The two carmakers, which have so far received $17.4 billion in loans, have requested nearly $22 billion in additional government loans.

They said on Tuesday they would cut jobs and idle plants in restructuring plans submitted for the bailout, and said they had reached tentative deals with the United Auto Workers union to reduce labour costs.

GERMANY AGONISES

Governments worldwide are struggling to find their own solutions to the financial crisis, while trying to avoid accusations of protectionism and state intervention that could slow global trade or undermine confidence in their economies.

In Germany, the government's new law gave it the possibility of an expropriation of Hypo's shareholders.

Other countries, including Britain and Ireland, have already seized control of banks, justifying this by pointing to the nature of the crisis and the need to protect taxpayers.

But Germany has agonised over "Enteignung" (expropriation) of shareholders, a loaded term linked in the minds of many to Nazi seizures of Jewish property in the 1930s.

In France, President Nicolas Sarkozy was trying to assuage labour unrest over his handling of the economic crisis which included a 26 billion euro ($33 billion) stimulus package that targets investment rather than directly helping consumers.

He was due to meet unions to discuss their demands for measures to protect jobs and wages, though his room for manoeuvre was limited by budgetary constraints.

The latest welter of government intervention has done little to reassure financial markets. Global share prices, as measured by MSCI's world equity index, were down on Wednesday reflecting hefty falls in Asia overnight.

Former U.S. Federal Reserve Chairman Alan Greenspan said the stock market had been hit by "a degree of fear not experienced since the early 20th century". He said if the government was unable to repair the financial system "the positive impact of a fiscal stimulus will peter out".

The euro hit a 2-1/2 month low against the dollar on concerns about euro zone banks with heavy exposure to weakening economies in Central Europe.

The FTSEurofirst 300 index of top European shares was down on worries of new credit losses in Central Europe.

"A year ago, CEOs were confessing to skeletons in the cupboard in the shape of CDOs (collateralised debt obligations) in the United States. Now the focus is turning to the east," one trader said.

Overall, investors were still heading into safe assets such as gold as worries spread the recession could drag down economies which had so far resisted the worst of the crisis.

INSTABILITY IN CHINA

In China -- which many had hoped might be able to power the global economy out of the worst downturn since the Great Depression -- a trade union official warned against "hostile forces" stirring up trouble among newly unemployed workers.

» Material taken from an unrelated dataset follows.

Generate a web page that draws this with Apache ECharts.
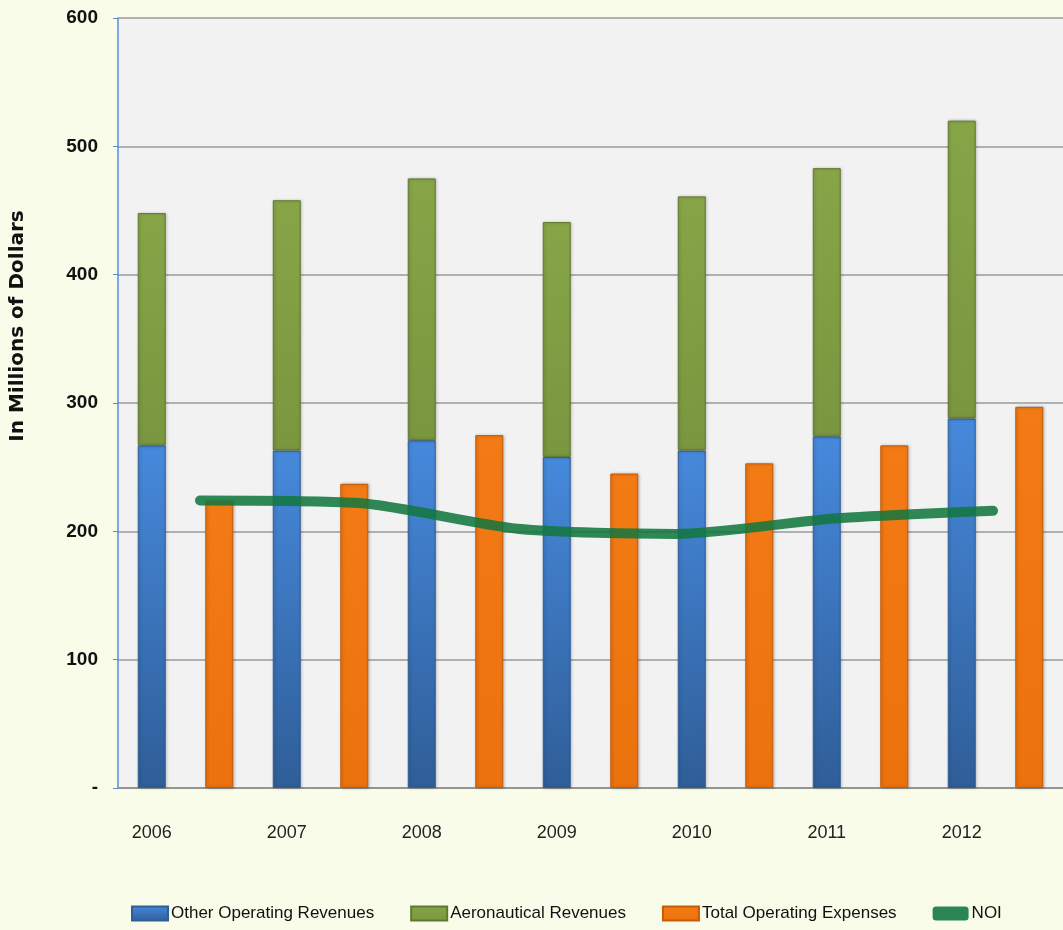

The Communist Party leadership has already expressed concerns about rural workers gathered in struggling export hubs. About 20 million jobs have been lost in southern China's manufacturing hub of Guangdong alone.

Beijing said it would increasingly use its foreign exchange reserves to support domestic growth and finance Chinese companies overseas. But it denied a magazine report quoting a senior official as saying its slowing economy meant the yuan might weaken to as low as 6.95 to 7 per dollar.

The news across Asia has been almost uniformly bad.

Japan is reeling from its worst downturn in a generation. In Taiwan, a source close to the government said GDP fell 8.36 percent in the fourth quarter of 2008.

The rare exception was in Australia where retail sales data showed a rise of 0.8 percent in the fourth quarter as shoppers took advantage of stimulus measures and falling interest rates.